In case you missed it, because it's about big media - and big media doesn't take to broadcasting its prejudices very well - last February, Media Matters For America released the results of its nine-year study on whether or not there is a bias on the Sunday morning talk shows.
Oddly enough, there is, but it's not a liberal bias, it's a major tilt to the right.
And it doesn't seem to matter all that much which party's in power in the government, conservatives (we use this term loosely, as it's been pretty hard to find a real, 1950's-style Republican for some time now) are always over-represented. For instance, the study found that:
In both the Clinton and Bush administrations, conservative journalists were far more likely to appear on the Sunday shows than were progressive journalists. In Clinton's second term, 61 percent of the ideologically identifiable journalists were conservative; in Bush's first term, that figure rose to 69 percent.You know, before I started writing for blogs, I would sit and watch these talking heads shows, and ask myself just who these guys were, how are they getting all this face time? This guy David Brooks is from The New York Times, so why does he make these preposterous statements? How about these yelling clowns on The McLaughlin Report? Where's the fucking reporting? And that Gwen Ifel, what an Aunt Jemiamah she is.
I wasn't being critical in any calculated or systematic way, it was just my gut feeling that I wasn't getting any kind of real persepective on current events. So this survey just shows that my instincts were correct, all these talk shows are just a lot of jive talking, and ABC's Stephanopolous is just as bad as anybody else's show.

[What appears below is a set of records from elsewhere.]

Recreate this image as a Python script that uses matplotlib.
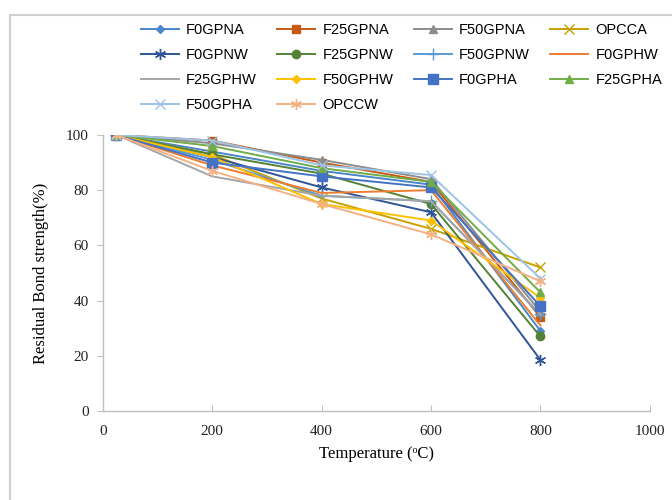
import matplotlib
matplotlib.use("Agg")
import matplotlib.pyplot as plt
from matplotlib.patches import Rectangle

temps = [25, 200, 400, 600, 800]

names = ["F0GPNA", "F25GPNA", "F50GPNA", "OPCCA",
         "F0GPNW", "F25GPNW", "F50GPNW", "F0GPHW",
         "F25GPHW", "F50GPHW", "F0GPHA", "F25GPHA",
         "F50GPHA", "OPCCW"]

f0gpna = [100, 94, 87, 82, 29]
f25gpna = [100, 98, 90, 83, 34]
f50gpna = [100, 97, 91, 84, 36]
opcca = [100, 93, 77, 66, 52]
f0gpnw = [100, 92, 81, 72, 18.5]
f25gpnw = [100, 93, 86, 75, 27]
f50gpnw = [100, 91, 78, 76, 35]
f0gphw = [100, 89, 79, 80, 31]
f25gphw = [100, 85, 78, 76, 35]
f50gphw = [100, 92, 75, 69, 41]
f0gpha = [100, 90, 85, 81, 38]
f25gpha = [100, 96, 88, 83, 43]
f50gpha = [100, 98, 89, 85.5, 48]
opccw = [100, 87, 75, 64, 47]

series = [f0gpna, f25gpna, f50gpna, opcca, f0gpnw, f25gpnw, f50gpnw,
          f0gphw, f25gphw, f50gphw, f0gpha, f25gpha, f50gpha, opccw]

colors = ["#4a86c8", "#c55a11", "#8c8c8c", "#c9a200",
          "#2f5597", "#548235", "#5b9bd5", "#ed7d31",
          "#a5a5a5", "#ffc000", "#4472c4", "#70ad47",
          "#9dc3e6", "#f4b183"]
asterisk = (6, 2, 0)
markers = ["D", "s", "^", "x", asterisk, "o", "+", None,
           None, "D", "s", "^", "x", asterisk]
msizes = [4, 6, 6, 7, 8, 6, 8, 0, 0, 4, 7, 6, 7, 8]

fig = plt.figure(figsize=(6.72, 5), dpi=100)
ax = fig.add_axes([0.153, 0.178, 0.814, 0.552])

handles = []
for name, vals, c, m, ms in zip(names, series, colors, markers, msizes):
    h, = ax.plot(temps, vals, color=c, marker=m, markersize=ms,
                 linewidth=1.4, markeredgewidth=1.0, label=name)
    handles.append(h)

ax.set_xlim(0, 1000)
ax.set_ylim(0, 100)
ax.set_xticks(range(0, 1001, 200))
ax.set_yticks(range(0, 101, 20))
for s in ["top", "right"]:
    ax.spines[s].set_visible(False)
for s in ["left", "bottom"]:
    ax.spines[s].set_color("#bfbfbf")
    ax.spines[s].set_linewidth(1.0)
ax.tick_params(axis="x", direction="in", length=4, color="#bfbfbf",
               labelsize=11, pad=10)
ax.tick_params(axis="y", direction="out", length=4, color="#bfbfbf",
               labelsize=11, pad=6)
for lab in ax.get_xticklabels() + ax.get_yticklabels():
    lab.set_fontfamily("Liberation Serif")
    lab.set_color("#222222")

ax.set_xlabel("Temperature (\u1d52C)", fontfamily="Liberation Serif",
              fontsize=12, labelpad=6)
ax.set_ylabel("Residual Bond strength(%)", fontfamily="Liberation Serif",
              fontsize=12, labelpad=12)

# legend reads row by row, matplotlib fills column by column
ncol = 4
order = []
for col in range(ncol):
    order += list(range(col, len(handles), ncol))
fig.legend([handles[i] for i in order], [names[i] for i in order],
           loc="upper left", bbox_to_anchor=(0.19, 0.98), ncol=ncol,
           frameon=False, prop={"family": "Liberation Sans", "size": 10.5},
           handlelength=2.6, handletextpad=0.5, columnspacing=1.4,
           labelspacing=0.75)

# outer chart-area border
fig.add_artist(Rectangle((10 / 672, -0.05), 1.2, 1 - 15 / 500 + 0.05,
                         transform=fig.transFigure, fill=False,
                         edgecolor="#d0d0d0", linewidth=1.5))

fig.savefig("out.png", dpi=100)
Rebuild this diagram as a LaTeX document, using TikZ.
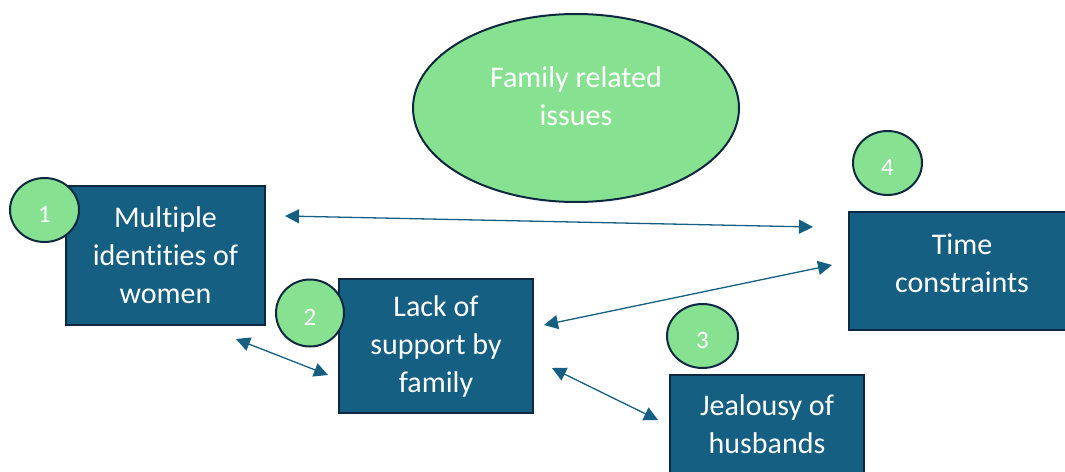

I'm sure that many of these talking heads (and political writers) really believe what they are spouting, but the producers of the shows have internalized the zeitgeist so thoroughly that they no longer are able to tell red from green, and book the shows in a reflexive and automoton-like way, but at some point, even the neocon philosopher Francis Fukuyama and The New Republic's Peter Beinart realized that they had backed the wrong horse.
I'll leave you with this quote from Howard Zinn's A People's History of the United States. After you have read it, reflect on Dan Rather's recent near-lynching and subsequent shabby treatment at CBS.
In a highly developed society, the Establishment cannot survive without the obedience and loyalty of millions of people who are given small rewards to keep the system going: the soldiers and police, teachers and ministers, administrators and social workers, technicians and production workers, doctors, lawyers, nurses, transport and communications workers, garbage men and firemen. These people - the employed, the somewhat privileged - are drawn into alliance with the elite. They become the guards of the system, buffers between the upper and lower classes. If they stop obeying, the system falls.
That will happen, I think, only when all of us who are slightly privileged and slightly uneasy begin to see that we are like the guards in the prison uprising at Attica — expendable; that the Establishment, whatever rewards it gives us, will also, if necessary to maintain its control, kill us.